REPUBLIKA.CO.ID, Oleh: Nashih Nasrullah
Diplomasi bagi sebuah entitas suatu bangsa mutlak diperlukan. Bagaimanapun, komunitas apa pun tidak akan bisa terlepas dari keberadaan masyarakat di luar sana.
Hanya bedanya, dalam Islam, diplomasi tersebut tidak hanya berkaitan dengan urusan duniawi, tetapi juga berhubungan dengan perkara akhirat, mendakwahkan Islam dalam hal ini. Sebab itu, diplomasi memiliki akar sejarah yang kuat dalam perbadaban Islam.

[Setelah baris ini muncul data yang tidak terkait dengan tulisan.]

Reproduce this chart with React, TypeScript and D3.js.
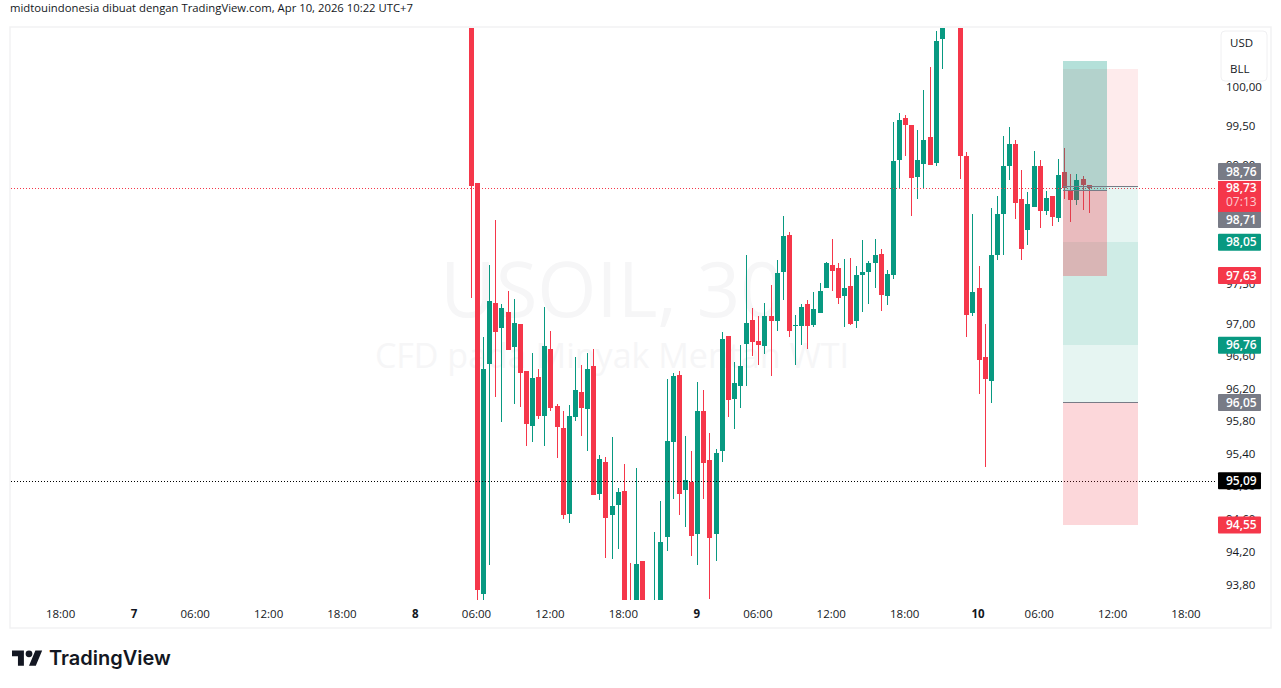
import React, { useEffect, useRef } from "react";
import * as d3 from "d3";

// 30 minute candles, index 0 is the first bar of the session on the 8th
const opens = [
  101.9, 98.8, 93.71, 96.53, 97.29, 96.98, 97.18, 96.74, 97.03, 96.44, 95.76, 96.37, 95.88, 96.71, 96.01, 95.74, 94.68,
  95.87, 96.18, 95.97, 96.5, 94.93, 95.32, 94.67, 94.79, 94.97, 93.55, 93.4, 94.11, 93.55, 93.45, 93.5, 94.41, 95.57,
  96.39, 94.98, 95.08, 94.44, 95.95, 95.34, 94.44, 95.45, 96.88, 96.09, 96.25, 96.78, 97.08, 96.81, 96.75, 97.12, 97.06,
  97.68, 98.14, 97.0, 97.0, 97.27, 97.01, 97.16, 97.47, 97.76, 97.73, 97.38, 97.5, 97.06, 97.64, 97.68, 97.79, 97.9,
  97.38, 97.64, 99.09, 99.63, 99.54, 98.87, 99.04, 99.39, 99.05, 100.64, 101.2, 101.5, 101.1, 99.14, 97.16, 97.47,
  96.61, 96.32, 97.89, 98.4, 99.02, 99.3, 98.59, 98.21, 98.5, 99.02, 98.44, 98.63, 98.35, 98.94, 98.7, 98.58, 98.85,
  98.78,
];
const closes = [
  98.76, 93.76, 96.46, 97.31, 96.92, 97.22, 96.7, 97.04, 96.41, 95.79, 96.35, 95.88, 96.75, 95.98, 95.75, 94.67, 95.88,
  96.2, 95.98, 96.46, 94.92, 95.35, 94.64, 94.78, 94.95, 93.4, 93.3, 94.08, 93.35, 93.4, 93.58, 94.35, 95.58, 96.38,
  94.93, 95.1, 94.42, 95.95, 95.31, 94.39, 95.43, 96.84, 96.08, 96.29, 96.5, 97.04, 96.8, 96.76, 97.13, 97.06, 97.66,
  98.13, 96.94, 97.01, 97.24, 97.0, 97.21, 97.44, 97.79, 97.69, 97.35, 97.48, 97.03, 97.64, 97.68, 97.79, 97.89, 97.39,
  97.65, 99.08, 99.6, 99.54, 98.86, 99.09, 99.35, 99.03, 100.62, 100.9, 101.5, 101.1, 99.14, 97.14, 97.43, 96.58, 96.34,
  97.89, 98.4, 99.02, 99.3, 98.54, 97.96, 98.53, 99.02, 98.44, 98.61, 98.37, 98.9, 98.73, 98.58, 98.84, 98.77, 98.73,
];
const highs = [
  102.0, 98.8, 96.86, 97.76, 98.33, 97.28, 97.44, 97.34, 97.03, 96.44, 96.66, 96.46, 97.24, 96.94, 96.03, 95.95, 96.02,
  96.61, 96.51, 96.66, 96.71, 95.41, 95.38, 95.63, 95.0, 95.29, 94.09, 95.24, 94.11, 93.58, 94.47, 94.84, 96.34, 96.41,
  96.44, 95.64, 95.45, 96.3, 96.2, 95.68, 95.48, 96.93, 96.88, 96.55, 96.76, 97.89, 97.23, 97.13, 97.29, 97.51, 97.83,
  98.38, 98.18, 97.14, 97.28, 97.32, 97.43, 97.54, 97.8, 98.09, 97.79, 97.84, 97.85, 97.75, 98.08, 97.81, 98.09, 97.96,
  97.7, 99.58, 99.69, 99.67, 99.54, 99.48, 99.99, 100.28, 100.75, 101.0, 101.6, 101.7, 101.2, 99.19, 98.4, 97.75, 97.02,
  98.48, 98.64, 99.4, 99.51, 99.35, 98.96, 98.68, 99.21, 99.09, 98.7, 98.64, 99.1, 99.25, 98.91, 98.91, 98.89, 98.78,
];
const lows = [
  97.35, 93.59, 93.55, 94.06, 96.12, 95.81, 96.7, 96.03, 95.99, 95.51, 95.56, 95.85, 95.51, 95.95, 95.37, 94.62, 94.57,
  95.82, 95.64, 95.45, 94.92, 94.86, 94.15, 94.14, 94.26, 93.3, 93.2, 93.3, 93.25, 93.3, 93.4, 93.4, 94.23, 94.87, 94.67,
  94.53, 94.17, 94.07, 94.87, 93.65, 94.12, 95.32, 95.87, 95.73, 95.98, 96.25, 96.63, 96.51, 96.65, 96.38, 96.94, 97.33,
  96.86, 96.51, 96.76, 96.71, 96.99, 97.16, 97.47, 97.44, 97.27, 96.99, 97.01, 96.98, 97.17, 97.27, 97.47, 97.19, 97.26,
  97.59, 98.73, 99.14, 98.38, 98.59, 98.73, 99.03, 99.01, 100.26, 101.0, 100.95, 98.85, 96.86, 97.12, 96.16, 95.26, 96.04,
  97.83, 97.89, 98.84, 98.34, 97.83, 98.02, 98.5, 98.23, 98.39, 98.25, 98.3, 98.59, 98.31, 98.52, 98.46, 98.42,
];

const priceTicks = [100, 99.5, 99, 98.5, 98, 97.5, 97, 96.6, 96.2, 95.8, 95.4, 95, 94.6, 94.2, 93.8];
const timeTickBars = [-67, -55, -45, -33, -21, -9, 1, 13, 25, 37, 47, 59, 71, 83, 93, 105, 117];
const timeTickLabels = ["18:00", "7", "06:00", "12:00", "18:00", "8", "06:00", "12:00", "18:00", "9", "06:00", "12:00", "18:00", "10", "06:00", "12:00", "18:00"];
const dayLabels = ["7", "8", "9", "10"];

// position tools on the right
const toolStart = [96.83, 96.83, 96.83];
const toolEnd = [109, 109, 104];
const toolEntry = [96.05, 98.76, 98.71];
const toolTarget = [98.05, 96.76, 100.36];
const toolStop = [94.55, 100.26, 97.63];
const toolAlphaProfit = [0.1, 0.1, 0.3];
const toolAlphaStop = [0.2, 0.1, 0.3];

const lastPrice = 98.73;
const alertPrice = 95.09;

// axis badges, the shift is how far TradingView pushed them to avoid overlaps
const badgePrices = [98.76, 98.71, 98.05, 97.63, 96.76, 96.05, 95.09, 94.55];
const badgeColors = ["#787b86", "#787b86", "#089981", "#f5374a", "#089981", "#787b86", "#000000", "#f5374a"];
const badgeShift = [-14.5, 29.5, 0, 0, 0, 0, 0, 0];

const FONT = "'Open Sans', 'Noto Sans', sans-serif";
const GREEN = "#089981";
const RED = "#f5374a";
const TOOL_RED = "#f23645";

const App: React.FC = () => {
  const svgRef = useRef<SVGSVGElement | null>(null);

  useEffect(() => {
    if (!svgRef.current) return;
    const svg = d3.select(svgRef.current);
    svg.selectAll("*").remove();

    const plot = { left: 11, right: 1217, top: 28, bottom: 600 };

    const x = d3.scaleLinear().domain([1, 117]).range([477, 1186.5]);
    const y = d3.scaleLog().domain([100, 93.8]).range([89, 587]);
    const fmt = (v: number) => v.toFixed(2).replace(".", ",");

    svg.append("rect").attr("width", 1281).attr("height", 688).attr("fill", "#fff");

    // Title
    svg
      .append("text")
      .attr("x", 10)
      .attr("y", 12)
      .attr("font-family", FONT)
      .attr("font-size", 11.3)
      .attr("fill", "#131722")
      .text("midtouindonesia dibuat dengan TradingView.com, Apr 10, 2026 10:22 UTC+7");

    // Frame
    svg
      .append("rect")
      .attr("x", 10)
      .attr("y", 27)
      .attr("width", 1261)
      .attr("height", 601)
      .attr("fill", "none")
      .attr("stroke", "#f2f2f3")
      .attr("stroke-width", 1.5);

    // Watermark
    const wm = svg.append("g").attr("font-family", FONT).attr("fill", "#f6f6f7").attr("text-anchor", "middle");
    wm.append("text").attr("x", 612).attr("y", 317).attr("font-size", 76).text("USOIL, 30");
    wm.append("text").attr("x", 612).attr("y", 368).attr("font-size", 34).text("CFD pada Minyak Mentah WTI");

    svg
      .append("defs")
      .append("clipPath")
      .attr("id", "plot-clip")
      .append("rect")
      .attr("x", plot.left)
      .attr("y", plot.top)
      .attr("width", plot.right - plot.left)
      .attr("height", plot.bottom - plot.top);

    const g = svg.append("g").attr("clip-path", "url(#plot-clip)");

    // Candles
    const color = (i: number) => (closes[i] >= opens[i] ? GREEN : RED);
    const candles = g
      .selectAll("g.candle")
      .data(d3.range(opens.length))
      .join("g")
      .attr("class", "candle")
      .attr("shape-rendering", "crispEdges")
      .attr("fill", (i) => color(i));

    candles
      .append("rect")
      .attr("x", (i) => Math.round(x(i)) - 0.5)
      .attr("width", 1)
      .attr("y", (i) => y(highs[i]))
      .attr("height", (i) => y(lows[i]) - y(highs[i]));

    candles
      .append("rect")
      .attr("x", (i) => Math.round(x(i)) - 2.5)
      .attr("width", 5)
      .attr("y", (i) => y(Math.max(opens[i], closes[i])))
      .attr("height", (i) => Math.max(1, Math.abs(y(opens[i]) - y(closes[i]))));

    // Price lines
    [
      { p: lastPrice, c: RED },
      { p: alertPrice, c: "#000" },
    ].forEach((l) => {
      svg
        .append("line")
        .attr("x1", plot.left)
        .attr("x2", plot.right)
        .attr("y1", Math.round(y(l.p)) + 0.5)
        .attr("y2", Math.round(y(l.p)) + 0.5)
        .attr("stroke", l.c)
        .attr("stroke-dasharray", "1 2");
    });

    // Position tools
    const tools = svg.append("g").attr("shape-rendering", "crispEdges");
    toolEntry.forEach((entry, t) => {
      const x0 = x(toolStart[t]);
      const x1 = x(toolEnd[t]);
      const band = (a: number, b: number, fill: string, alpha: number) =>
        tools
          .append("rect")
          .attr("x", x0)
          .attr("width", x1 - x0)
          .attr("y", Math.min(y(a), y(b)))
          .attr("height", Math.abs(y(a) - y(b)))
          .attr("fill", fill)
          .attr("fill-opacity", alpha);
      band(entry, toolTarget[t], GREEN, toolAlphaProfit[t]);
      band(entry, toolStop[t], TOOL_RED, toolAlphaStop[t]);
    });
    toolEntry.forEach((entry, t) => {
      tools
        .append("line")
        .attr("x1", x(toolStart[t]))
        .attr("x2", x(toolEnd[t]))
        .attr("y1", y(entry))
        .attr("y2", y(entry))
        .attr("stroke", "#787b86");
    });

    // Price axis
    const yAxis = svg
      .append("g")
      .attr("transform", "translate(1226,-2)")
      .call(d3.axisRight(y).tickValues(priceTicks).tickFormat((d) => fmt(Number(d))).tickSize(0).tickPadding(0));
    yAxis.select(".domain").remove();
    yAxis.selectAll("text").attr("font-family", FONT).attr("font-size", 11.5).attr("fill", "#131722");

    // Time axis
    const xAxis = svg
      .append("g")
      .attr("transform", "translate(-1,609.5)")
      .call(
        d3
          .axisBottom(x)
          .tickValues(timeTickBars)
          .tickFormat((_, i) => timeTickLabels[i])
          .tickSize(0)
          .tickPadding(0)
      );
    xAxis.select(".domain").remove();
    xAxis
      .selectAll("text")
      .attr("font-family", FONT)
      .attr("font-size", 11.5)
      .attr("fill", "#131722")
      .attr("font-weight", (_, i) => (dayLabels.includes(timeTickLabels[i]) ? 700 : 400));

    // Currency and unit box
    svg
      .append("rect")
      .attr("x", 1221)
      .attr("y", 31)
      .attr("width", 46)
      .attr("height", 50)
      .attr("rx", 4)
      .attr("fill", "#fff")
      .attr("stroke", "#f0f0f2");
    ["USD", "BLL"].forEach((t, i) => {
      svg
        .append("text")
        .attr("x", 1230)
        .attr("y", 47 + i * 26)
        .attr("font-family", FONT)
        .attr("font-size", 11.5)
        .attr("fill", "#131722")
        .text(t);
    });

    // Axis badges
    const badgeGroup = svg.append("g").attr("font-family", FONT).attr("font-size", 12).attr("font-weight", 600);
    badgePrices.forEach((p, i) => {
      const cy = y(p) + badgeShift[i];
      badgeGroup
        .append("rect")
        .attr("x", 1218)
        .attr("y", cy - 8.5)
        .attr("width", 43)
        .attr("height", 17)
        .attr("rx", 1)
        .attr("fill", badgeColors[i]);
      badgeGroup
        .append("text")
        .attr("x", 1226)
        .attr("y", cy + 4)
        .attr("fill", "#fff")
        .text(fmt(p));
    });

    // Last price badge with the countdown
    const lastY = y(lastPrice);
    badgeGroup
      .append("rect")
      .attr("x", 1218)
      .attr("y", lastY - 7.5)
      .attr("width", 43)
      .attr("height", 31)
      .attr("fill", RED);
    badgeGroup.append("text").attr("x", 1226).attr("y", lastY + 4).attr("fill", "#fff").text(fmt(lastPrice));
    badgeGroup
      .append("text")
      .attr("x", 1226)
      .attr("y", lastY + 18)
      .attr("fill", "#ffffff")
      .attr("fill-opacity", 0.75)
      .attr("font-weight", 400)
      .text("07:13");

    // Logo
    const logo = svg.append("g").attr("transform", "translate(12,647) scale(0.85)").attr("fill", "#131722");
    logo.append("path").attr("d", "M14 22H7V11H0V4h14v18zM28 22h-8l7.5-18h8L28 22z");
    logo.append("circle").attr("cx", 20).attr("cy", 8).attr("r", 4);
    svg
      .append("text")
      .attr("x", 49)
      .attr("y", 665)
      .attr("font-family", "Inter, 'Open Sans', sans-serif")
      .attr("font-size", 20)
      .attr("font-weight", 600)
      .attr("fill", "#131722")
      .text("TradingView");
  }, []);

  return <svg ref={svgRef} width={1281} height={688} style={{ position: "absolute", left: 0, top: 0 }}></svg>;
};

export default App;
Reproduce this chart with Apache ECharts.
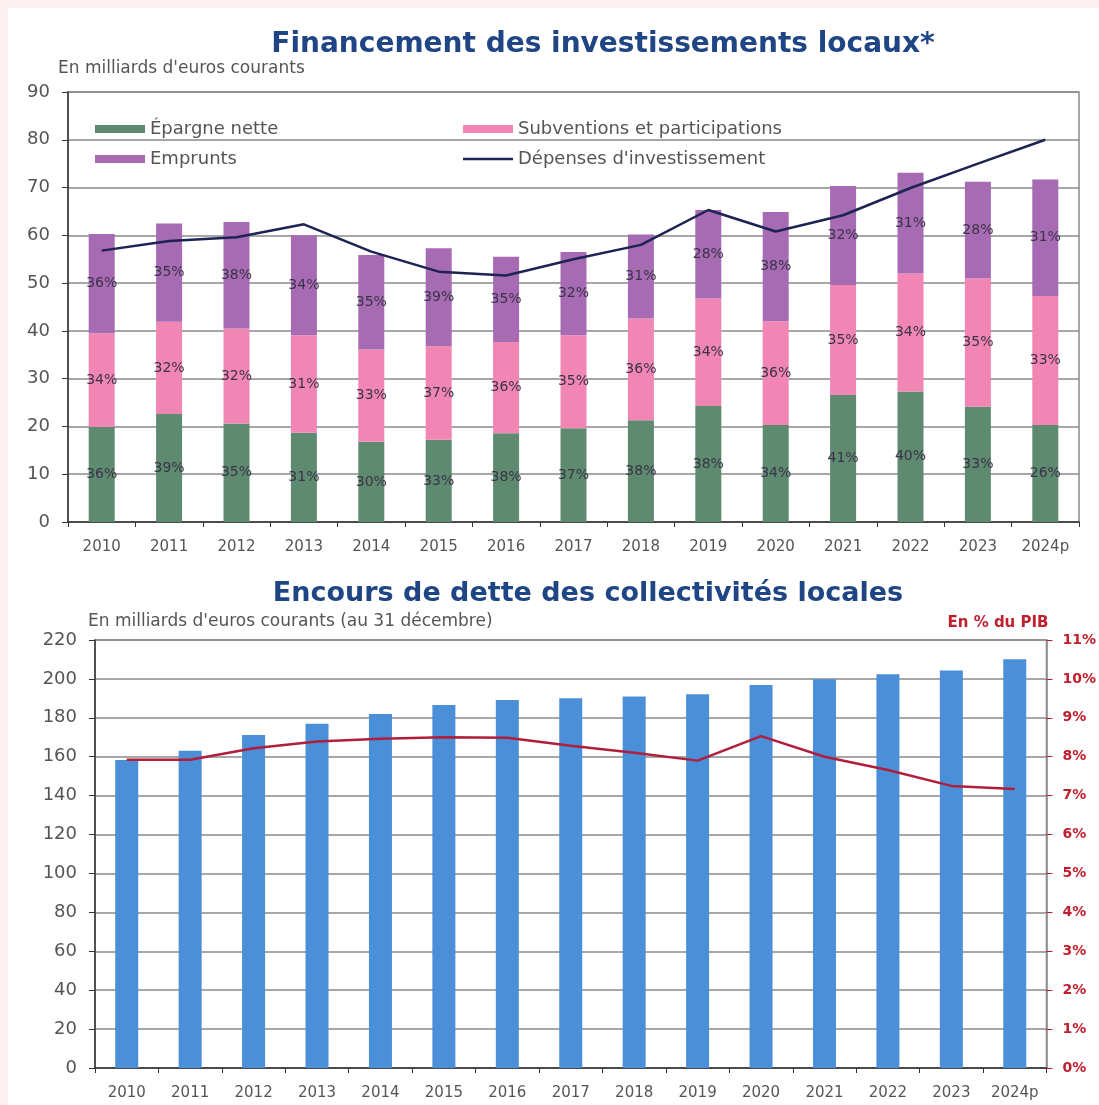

Surat yang pernah dikirimkan oleh Rasulullah kepada Raja Ashhamah bin Abjar, penguasa negara Habsyah—kini Etiopia—dapat menjadi bukti seni berdiplomasi damai dengan tujuan dakwah yang dicontohkan oleh Nabi. Redaksi surat itu sebagai berikut:
“Dengan nama Allah yang Maha Pengasih dan Maha Penyayang. Dari Muhammad Rasul Allah untuk Najasyi al-Ashham, Raja Habsyah. Semoga kesejahteraan dilimpahkan kepadamu. Sesungguhnya aku menyampaikan pujian kepada-Mu. Ya Allah, yang tidak ada Tuhan selain Dia, yang mempunyai kerajaan, Yang Mahasuci, pemberi kesejahteraan, kesentosaan, dan perlindungan. Dan aku bersaksi bahwa sesungguhnya Isa putra Maryam adalah roh Allah dan firman-Nya yang disampaikan kepada perawan Maryam yang baik, suci, dan disucikan, lagi memelihara dirinya. Kemudian, ia hamil mengandungkan Isa dan Allah telah menciptakannya dari ruh-Nya dan meniupkannya, sebagaimana Allah menciptakan Adam dan meniupkannya. Sesungguhnya, aku menyerumu kepada Allah Yang Maha Esa, tidak ada sekutu bagi-Nya, dan agar selalu bersikap taat kepada-Nya, lalu ikutlah aku dan berimanlah kepada yang aku bawa karena sesungguhnya aku Rasul Allah. Aku telah mengutus kepadamu anak laki-laki pamanku, yakni Ja'far, dan serombongan kaum Muslimin yang menyertainya. Semoga keselamatan untuk orang yang mengikuti petunjuk.”